Drummond struggled to say something. Dolly had the sense to simply wait.
“What there is. No.” He sighed, impatient with his inarticulateness. “What you are about to experience is something numinous. Do you know what numinous is?”
“Sure. Carl Sagan said it was like, what you feel when you contemplate the universe in all its grandeur.”
“Right. Except that that’s not what he meant. He borrowed the term from religion. Numinous is what you feel when you contemplate God.”
“Why are you doing this? You know better. You’ve talked with Jesus–excuse me–Eliahu. You of all people…”
“Two reasons. First, my lack of faith is no reason to denigrate the faith of others. Second, even absent the faith, the contemplation is still numinous. Just because we know that Jehovah is a hairy thunderer whose worshippers had delusions of grandeur, just because we know the man called Hephaestus or Vulcan and his wife Aphrodite, a.k.a. Venus on a personal basis, does not give us the right to diminish or talk down the faiths of people who don’t have our special advantages. It is, I think, in the manner of a sin. A very big sin.”
“But aren’t Christians supposed to prospect–er–what’s that word?”
“Right. Them. Isn’t that a way of talking down somebody’s religion? I mean, if you think they’d should convert to yours…?”
“Yes. You’re right. I said it was my belief, not theirs. I figure, so long as they don’t use force, then they can try to convert the heathens all they want. And they know that forced conversions are meaningless.
“But you’ve gotten me off-track again. You’re good at doing that, you know?” He smiled gently at her.

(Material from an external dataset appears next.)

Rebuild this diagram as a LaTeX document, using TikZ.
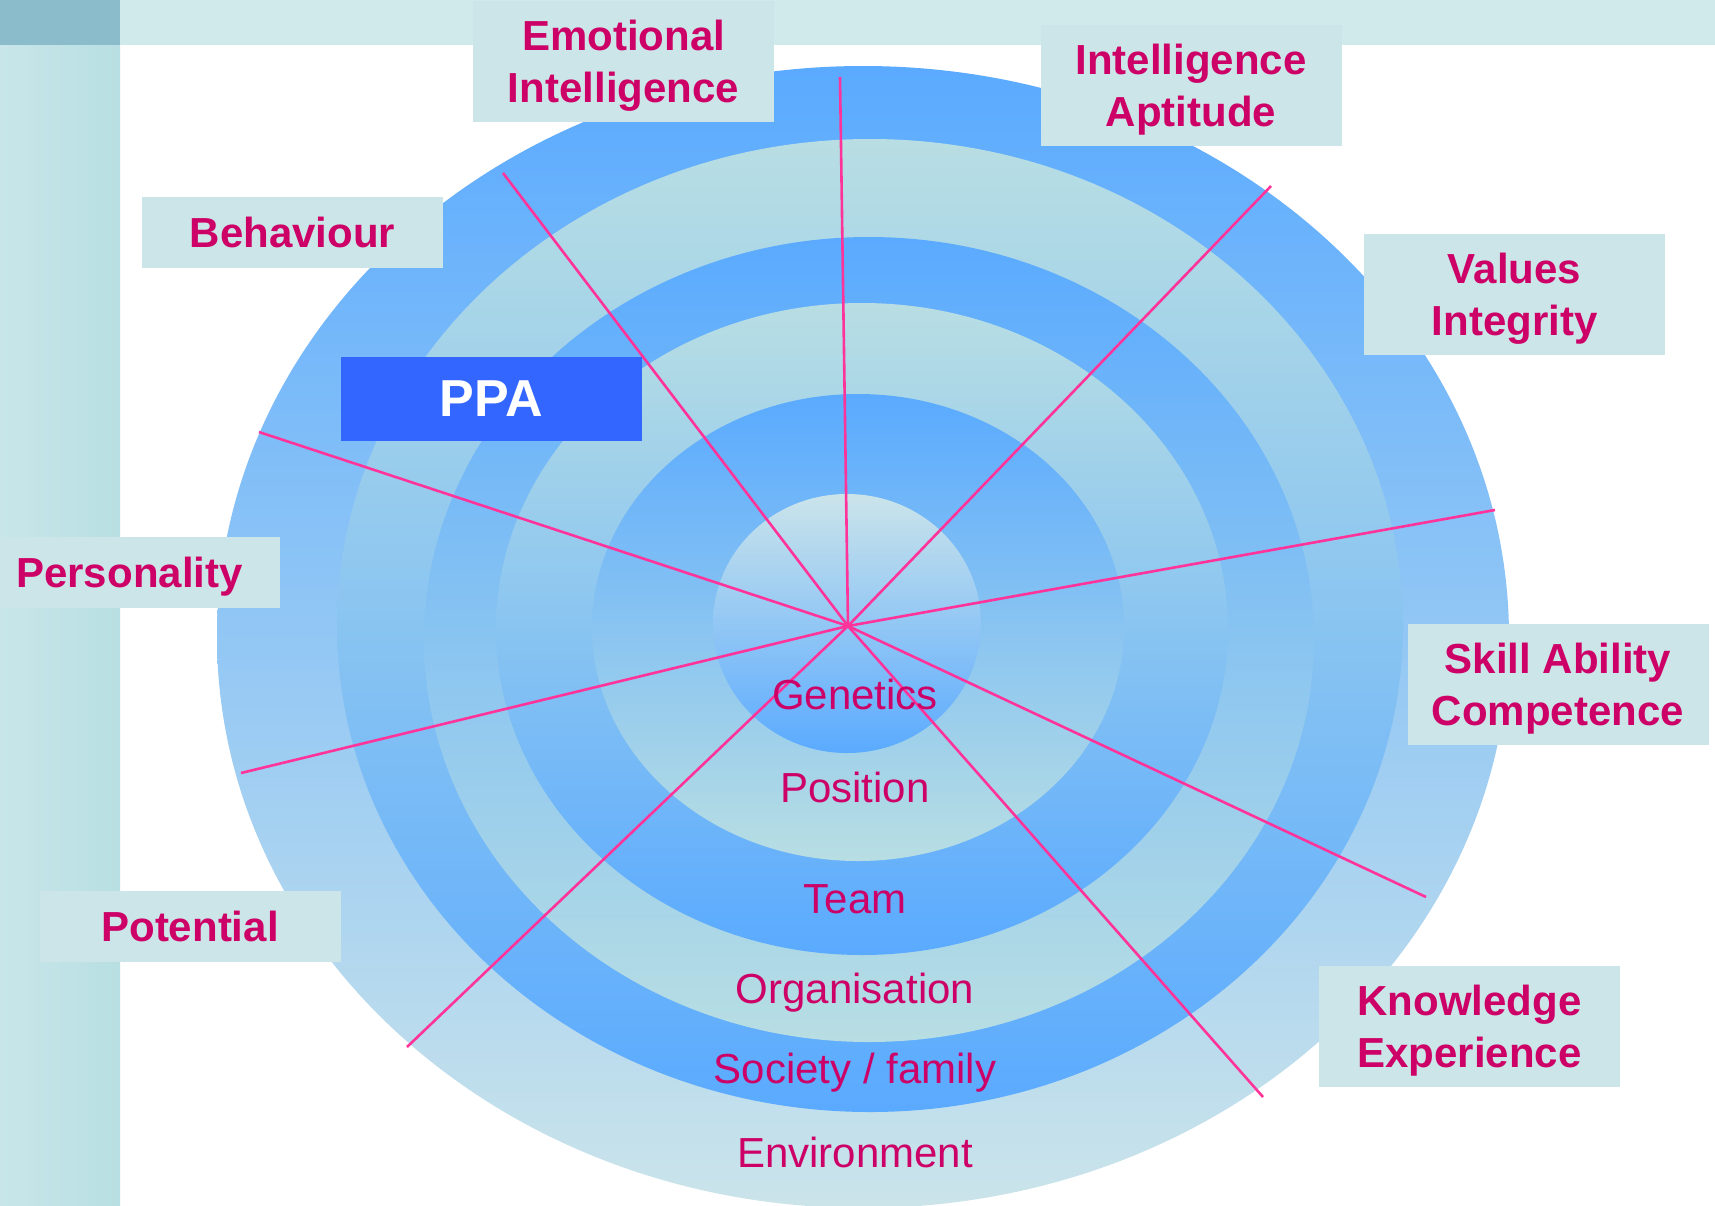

He noticed that she was beginning to vibrate. And for once, he welcomed it. For the first time in over half a year, he didn’t shiver with fear for her when she started dancing in place, jogging one knee, making subtle little shifts in her stance, tiny swaying movements of her hips, dancer-like postures of her hands, the expressions on her face like poses. It was palpably obvious that she was happy, whereas before, it had always manifested fear or anger or frustration or rage. He stretched out an arm across her shoulders and pulled her to him.
“Settle down, little one. The service will take over an hour. Pace yourself or you’ll wear out.”
“OK.” With a conscious effort of will, she damped her oscillations until she was almost still. “Numinous.”
“Right. Numinous. You understand the word or the concept within your own frame of reference. What I want you to try to do tonight is try to see this ceremony from the frame of reference of the celebrants in the congregation.”
“Wow! All these new words.”
“I know. And I won’t be able to explain them to you as we go. You’re going to have to trust me on some stuff, but remember your questions for afterward. OK?”
“OK,” she said. If it had been anyone other than Dolly, he would have sworn she said it shyly. But Dolly was never shy.